There are some times of year here where you can smell the chlorine in the water. 10 minutes after adding campden, smell is gone.

[quote=“Rookie L A”]I usually carbon filter my water and that works fine, but I was wondering about getting the chlorine out without removing the minerals in the water that the filter also gets[/quote]A carbon filter isn’t going to remove dissolved minerals, it may get a little but to remove the minerals would take a water softener or a RO unit.

I build my mash water from RO water and sparge with carbon filtered water treated with campden tabs just to be on the safe side.

[quote=“Glug Master”]A carbon filter isn’t going to remove dissolved minerals, it may get a little but to remove the minerals would take a water softener or a RO unit.
[/quote]

It depends.
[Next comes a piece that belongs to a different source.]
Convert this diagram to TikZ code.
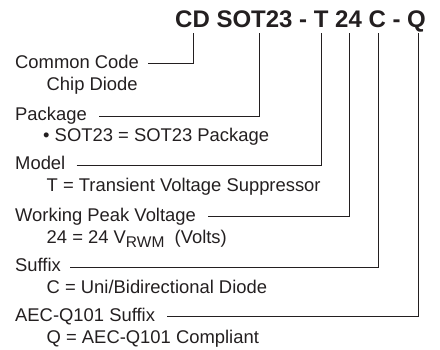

Some filters like a Brita contain ion exchange particles inside the carbon beads. It replaces cations with hydrogen (H+) ions and anions with hydroxyl (OH-) ions. Not all will be exchanged, but they do remove some hardness and nitrates that way.

[quote=“hans caravan”]Some filters like a Brita contain ion exchange particles inside the carbon beads[/quote]It would suck pulling 5+ gallons of brew water through a Brita :shock: You can also get 10" softening filters for standard housings, they’re kinda pricey and don’t have a lot of capacity.

I filter all my water through a Brita before brewing. You need to fill a couple of milk jugs the night before to get a head start. Not convenient, but I do it for the beer. :smiley:

Boiling will remove chlorine.

Have a read of this useful writeup from aj delange

http://hbd.org/ajdelange/Brewing_articl ... lorine.pdf

I brew three gallon batches and it can be a pain to do in a hurry, but a couple of weeks before I brew I start filtering. Three or four times a day I empty the pitcher into a carboy and I usually have enough by brew day.